Test results gathered during binary imports and saved in testresults/*.json are now compared with expected values in the final script:

$ ./integrationTest.py 
inspecting the R_RISCV_BRANCH relocation test
inspecting the R_RISCV_JAL test
inspecting the R_RISCV_PCREL_HI20 1/2 test
inspecting the R_RISCV_PCREL_HI20 2/2 test
inspecting the R_RISCV_PCREL_LO12_I test
inspecting the R_RISCV_64 test
inspecting the R_RISCV_RVC_BRANCH test
inspecting the R_ADD_32 test
inspecting the R_RISCV_ADD64 test
inspecting the R_SUB_32 test
inspecting the R_RISCV_ADD64 test
inspecting the R_RISCV_RVC_JUMP test
.
----------------------------------------------------------------------
Ran 1 test in 0.000s

Ghidra gap analysis

We are looking for processor features that may soon be commonplace but that current Ghidra releases do not support well. One such feature involves RISCV extensions to the instruction set architecture, especially vector and bit manipulation extensions. For each such feature we might consider the following questions:

1. What is a current example of this feature, especially examples that support analysis or pathologies of those features.
2. How and when might this feature impact a significant number of Ghidra analysts?
3. How much effort might it take Ghidra developers to fill the implied feature gap?
4. Is this feature specific to RISCV systems or more broadly applicable to other processor families? Would support for that feature be common to many processor families or vary widely by processor?
5. What are the existing frameworks within Ghidra that might most credibly be extended to support that feature?
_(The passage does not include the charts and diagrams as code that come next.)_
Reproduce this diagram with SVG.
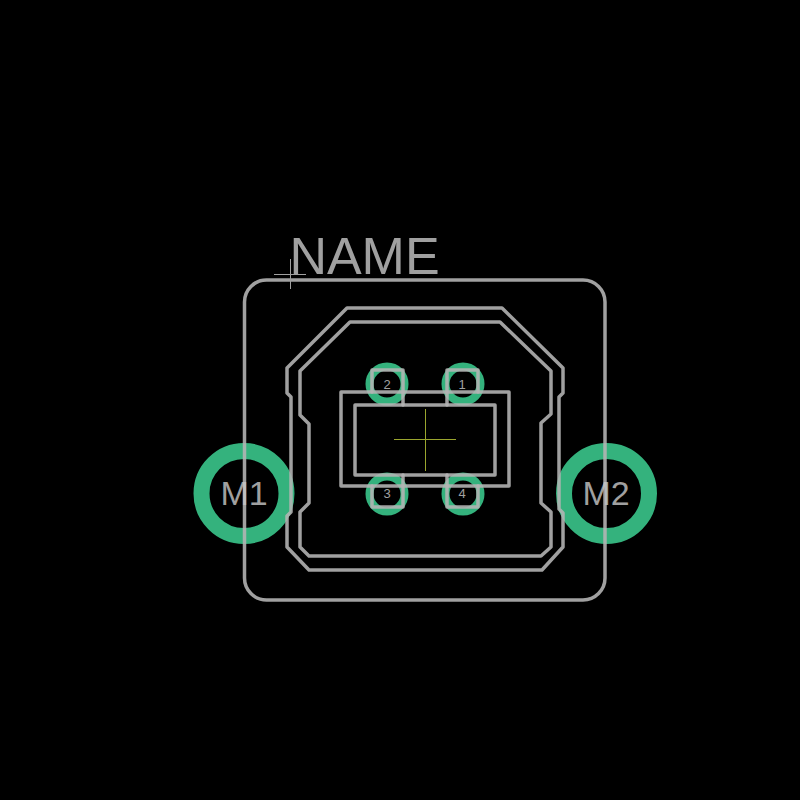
<svg xmlns="http://www.w3.org/2000/svg" width="800" height="800" viewBox="0 0 800 800">
<style>
.bg{fill:#000}
.pad{fill:none;stroke:#34b27d}
.silk{fill:none;stroke:#b4b4b4;stroke-opacity:.89;stroke-width:3.500;stroke-linecap:round;stroke-linejoin:round}
.t{font-family:"Liberation Sans",Arial,sans-serif;fill:#c8c8c8;text-anchor:middle}
.lbl{font-size:34px}
.pin{font-size:13px}
</style>
<rect class="bg" width="800" height="800"/>
<g id="pads">
<circle id="pad-1" class="pad" stroke-width="8" cx="463" cy="384" r="17.5"/>
<circle id="pad-2" class="pad" stroke-width="8" cx="387" cy="384" r="17.5"/>
<circle id="pad-3" class="pad" stroke-width="8" cx="387" cy="494" r="17.5"/>
<circle id="pad-4" class="pad" stroke-width="8" cx="463" cy="494" r="17.5"/>
<circle id="pad-M1" class="pad" stroke-width="16" cx="244" cy="493.500" r="42.500"/>
<circle id="pad-M2" class="pad" stroke-width="16" cx="606.500" cy="493.500" r="42.500"/>
</g>
<g id="outline">
<rect class="silk" x="244.500" y="280" width="360.500" height="320" rx="22" ry="22"/>
<path class="silk" d="M347 308H502L563 368V393L559 397V509L563 513V547L542 570H309L287 547V516L291 512V397L287 393V368Z"/>
<path class="silk" d="M350 322H500L551 371V414L541 423V503L551 512V547L541 556H309L300 547V512L309 503V424L300 415V371Z"/>
<rect class="silk" x="341" y="392" width="168" height="94"/>
<rect class="silk" x="355" y="405" width="140" height="70"/>
<path class="silk" d="M372 392V370H403V405M447 405V370H478V392M372 486V507H403V475M447 475V507H478V486"/>
</g>
<g id="origins" fill="none" stroke-width="1">
<path stroke="#9aa52e" d="M394 439.500H456M425.500 409V471"/>
<path stroke="#a0a0a0" d="M274 274.500H306M290.500 259V289"/>
</g>
<g id="labels" opacity=".8">
<text class="t" x="364.500" y="274" font-size="52">NAME</text>
<text class="t lbl" x="244" y="505">M1</text>
<text class="t lbl" x="606" y="505">M2</text>
<text class="t pin" x="387" y="389">2</text>
<text class="t pin" x="462" y="389">1</text>
<text class="t pin" x="387" y="498">3</text>
<text class="t pin" x="462" y="498">4</text>
</g>
</svg>
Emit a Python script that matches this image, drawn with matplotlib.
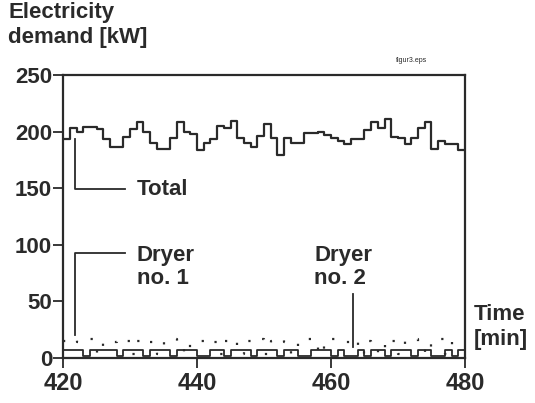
import matplotlib.pyplot as plt
import numpy as np

plt.rcParams['font.family'] = ['Liberation Sans', 'DejaVu Sans']
plt.rcParams['font.weight'] = 'bold'

# minute-by-minute demand, 420..480 min
minutes = np.arange(420, 480)
total = [193, 203, 200, 204, 204, 202, 193, 186, 186, 195,
         202, 208, 200, 190, 185, 185, 194, 208, 200, 198,
         184, 190, 193, 205, 203, 209, 194, 190, 186, 196,
         207, 194, 179, 194, 190, 190, 199, 199, 200, 197,
         194, 192, 189, 193, 193, 201, 208, 203, 211, 195,
         194, 189, 194, 203, 208, 185, 192, 189, 189, 184]
dryer1 = [7, 7, 7, 2, 7, 7, 7, 7, 2, 7,
          7, 7, 2, 7, 7, 7, 2, 7, 7, 7,
          2, 2, 7, 7, 2, 7, 7, 7, 2, 7,
          7, 7, 2, 7, 7, 2, 2, 7, 7, 7,
          2, 7, 2, 2, 7, 2, 7, 7, 2, 7,
          7, 7, 2, 7, 7, 2, 2, 7, 2, 7]
dryer2 = [15, 17, 14, 15, 17, 3, 15, 14, 17, 15,
          3, 15, 17, 14, 3, 15, 17, 14, 3, 15,
          15, 17, 14, 3, 15, 17, 3, 15, 14, 17,
          3, 15, 17, 14, 3, 15, 17, 14, 3, 15,
          17, 15, 14, 17, 3, 15, 14, 3, 17, 15,
          3, 15, 17, 14, 3, 15, 17, 3, 15, 14]

def ext(v):
    return list(v) + [v[-1]]

t = list(minutes) + [480]
ink = '#2a2a2a'

fig = plt.figure(figsize=(5.35, 4.03), dpi=100)
ax = fig.add_axes([0.118, 0.112, 0.751, 0.702])

ax.step(t, ext(total), where='post', color=ink, lw=1.6)
ax.step(t, ext(dryer1), where='post', color=ink, lw=1.3)
ax.step(t, ext(dryer2), where='post', color=ink, lw=1.6, linestyle=(0, (1, 7)))

ax.set_xlim(420, 480)
ax.set_ylim(0, 250)
ax.set_xticks([420, 440, 460, 480])
ax.set_yticks([0, 50, 100, 150, 200, 250])
ax.tick_params(length=7, width=1.3, color=ink, labelcolor=ink)
ax.tick_params(axis='y', labelsize=16, pad=1)
ax.tick_params(axis='x', labelsize=17, pad=3)
for lab in ax.get_xticklabels() + ax.get_yticklabels():
    lab.set_fontweight('bold')
for s in ax.spines.values():
    s.set_color(ink)
    s.set_linewidth(1.6)

# leader lines and labels
fs = 16
ax.plot([421.8, 421.8, 429.3], [193, 149, 149], color=ink, lw=1.3)
ax.text(431, 149, 'Total', fontsize=fs, fontweight='bold', color=ink, va='center')
ax.plot([421.8, 421.8, 429.3], [20, 93, 93], color=ink, lw=1.3)
ax.text(431, 100, 'Dryer\nno. 1', fontsize=fs, fontweight='bold', color=ink,
        va='top', linespacing=1.15)
ax.plot([463.3, 463.3], [10, 56], color=ink, lw=1.3)
ax.text(457.5, 100, 'Dryer\nno. 2', fontsize=fs, fontweight='bold', color=ink,
        va='top', linespacing=1.15)

fig.text(0.015, 0.995, 'Electricity\ndemand [kW]', fontsize=fs, fontweight='bold',
         color=ink, va='top', ha='left', linespacing=1.25)
fig.text(0.885, 0.245, 'Time\n[min]', fontsize=fs, fontweight='bold',
         color=ink, va='top', ha='left', linespacing=1.25)
fig.text(0.74, 0.845, 'figur3.eps', fontsize=5, fontweight='normal', color=ink)

fig.savefig('out.png', dpi=100)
Thread Local Storage (TLS) is a fairly simple feature we can use as an example. Addressing each of the five questions in turn we might find:

1. TLS relocation codes appear occasionally in multithreaded applications across most processor families. They might appear a few times within libc. Ghidra often doesn’t recognize these codes. Existing analytics like objdump and readelf certainly do recognize TLS codes, but do not pretend to provide semantic aid in interpreting those codes. TLS codes have well documented C source contexts in the form of compiler attributes.
2. The TLS handling gap is unlikely to affect many Ghidra users anytime soon, mostly because they appear only rarely and mostly apply to local variables where the decompiler can provide context.
3. Experienced Ghidra developers might be able to implement the general TLS case easily, but would then have to add supporting ELF import code to a broader range of processor definitions.
4. The TLS feature is common across most processor families supporting multithreading.
5. Support within Ghidra might grow out of existing memory space models and existing processor-specific ELF importers.

The general design questions boil down to:

• how long can we defer working on this gap?
• how long would it take to fill that gap after we got started?
• where would we likely want to start

The Ghidra design team might assign TLS support a relatively low priority, since the gap doesn’t currently have a large impact. If the incidence and complexity of TLS suddenly increased, the extension of existing Ghidra support could likely increase just as rapidly.

Extensions to Instruction Set Architectures make up a much more complicated example. Standardized instructions for cache management and cryptography are likely easy enough to fold into Ghidra’s framework, but vector instruction extensions will hit harder and sooner, without a clear path forward for Ghidra.